Rufo era un Lhasa Apso, según las historias que nos contaron, la raza de la realeza en Japón. Fue un regalo de primera comunión, y tengo que aceptar públicamente que tuvo una vida miserable. Casi tanto como las demás tortugas, pollitos y hamsters que tuve a lo largo de mi vida, pero claro, ese impulso de intentar atribuirle rasgos humanos a los animales hace que maltratar un perro sea considerablemente diferente a maltratar un ave, un roedor o un anfibio. Los que peor la pasaban, definitivamente, eran los peces, pues en el imaginario de un niño en los ochentas, hijo de Dejémonos de Vainas, calificaban más como juguete perenne que como ser viviente.

La situación era, entonces, igual que la de buena parte de las personas de mi generación: maltrataba toda clase de mascotas, que llegaban a manera de regalos de todo el mundo, producían dos días de alegría y después pasaban a la ignominia. De la tienda de mascotas parecían llegar todo tipo de productos. Mi padre protestaba cada vez que llegaba uno nuevo, pero era inevitable, como judíos a los campos de concentración, siempre había un animal nuevo que encontraba su paso hasta mis manos. Tenía todos los juguetes que podía desear, muchos más de los que podía disfrutar, salvo uno: un Nintendo.

Desde los primeros días quise una consola de videojuegos, pero en eso mis padres sí fueron contundentes: no entraría un aparato de esos a la casa a menos de que fuera yo mismo el que lo comprara.
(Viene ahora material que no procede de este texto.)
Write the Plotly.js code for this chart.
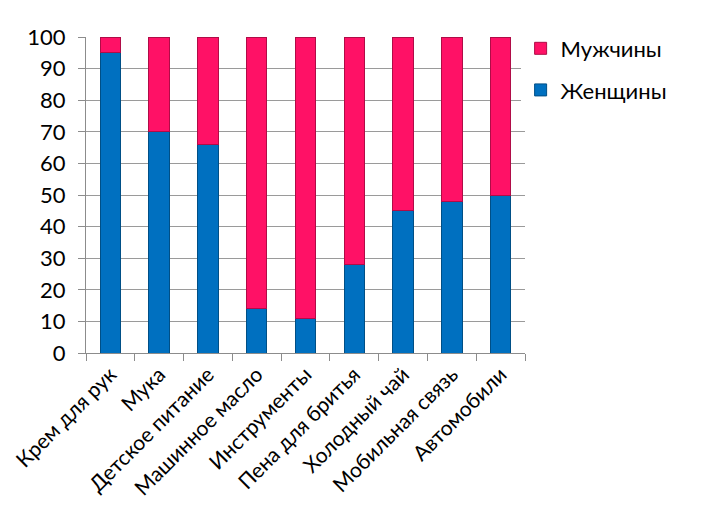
<!DOCTYPE html>
<html>
<head>
<meta charset="utf-8">
<script src="https://cdn.plot.ly/plotly-3.0.1.min.js"></script>
<style>
  html, body { margin: 0; padding: 0; background: #fff; }
  #chart { width: 708px; height: 531px; }
</style>
</head>
<body>
<div id="chart"></div>
<script>
const categories = ['Крем для рук', 'Мука', 'Детское питание', 'Машинное масло',
  'Инструменты', 'Пена для бритья', 'Холодный чай', 'Мобильная связь', 'Автомобили'];
const women = [95, 70, 66, 14, 11, 28, 45, 48, 50];
const men = [5, 30, 34, 86, 89, 72, 55, 52, 50];
const yTicks = [0, 10, 20, 30, 40, 50, 60, 70, 80, 90, 100];

const fontFamily = 'Lato, "Open Sans", sans-serif';

const traces = [
  {
    x: categories,
    y: women,
    type: 'bar',
    name: 'Женщины',
    legendgroup: 'w',
    legendrank: 2,
    marker: { color: '#0070C0', line: { color: '#004F86', width: 1 } }
  },
  {
    x: categories,
    y: men,
    type: 'bar',
    name: 'Мужчины',
    legendgroup: 'm',
    legendrank: 1,
    marker: { color: '#FF1166', line: { color: '#B00C47', width: 1 } }
  }
];

const layout = {
  width: 708,
  height: 531,
  margin: { l: 86, r: 183, t: 37, b: 178 },
  paper_bgcolor: '#ffffff',
  plot_bgcolor: '#ffffff',
  barmode: 'stack',
  bargap: 0.58,
  showlegend: true,
  legend: {
    x: 0.99, y: 1.03, xanchor: 'left', yanchor: 'top',
    traceorder: 'grouped',
    font: { family: fontFamily, size: 22, color: '#000' },
    itemwidth: 30,
    tracegroupgap: 10
  },
  font: { family: fontFamily, size: 21, color: '#000' },
  xaxis: {
    tickangle: -45,
    showline: true,
    linecolor: '#8c8c8c',
    ticks: 'outside',
    ticklen: 7,
    tickcolor: '#8c8c8c',
    tickson: 'boundaries',
    tickfont: { family: fontFamily, size: 21, color: '#000' },
    showgrid: false
  },
  yaxis: {
    range: [0, 100],
    tickvals: yTicks,
    ticktext: yTicks.map(String),
    showline: true,
    linecolor: '#8c8c8c',
    ticks: 'outside',
    ticklen: 7,
    tickcolor: '#8c8c8c',
    ticklabelstandoff: 8,
    showgrid: true,
    gridcolor: '#9a9a9a',
    gridwidth: 1,
    zeroline: false,
    tickfont: { family: fontFamily, size: 22, color: '#000' }
  }
};

Plotly.newPlot('chart', traces, layout, { displayModeBar: false, staticPlot: true });
</script>
</body>
</html>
Mi poder adquisitivo era, claramente, mucho menor al necesario para un aparato de esos, y como tantos otros niños que creían que su situación era única y se sentían miserables porque los papás no los dejaban tener Atari o Nintendo, tenía que disfrutar de Mario Bros. en las casas de mis amigos.

Todo, hasta que entendí finalmente la diferencia que existe entre una tortuga y un perro. No son los pelos, ni que amamanten a sus crías. La diferencia es económica. Un perro, por más de que hay millones en las calles, es mucho más caro que una tortuga. Y entonces, en la cúspide de mi crueldad con los animales, vendí a Rufo para comprar un Nintendo.

Cuando me gradué como antropólogo decidí trabajar por especies animales que aún tuvieran esperanza, y no en humanos. Creo que en realidad es una especie de purgatorio, por la cual debería pasar cualquier hijo de los ochentas y noventas, para compensar medianamente las vidas que hicimos miserables. La culpa es mía, claro, pero sólo en parte, porque era la mentalidad de la época.

El Nintendo, por supuesto, entró a mi casa finalmente. Nunca tuve dinero para comprar juegos, y quedó completamente subutilizado. Hace poco, en todo caso, salió la nueva consola de Microsoft. Elías, peligra.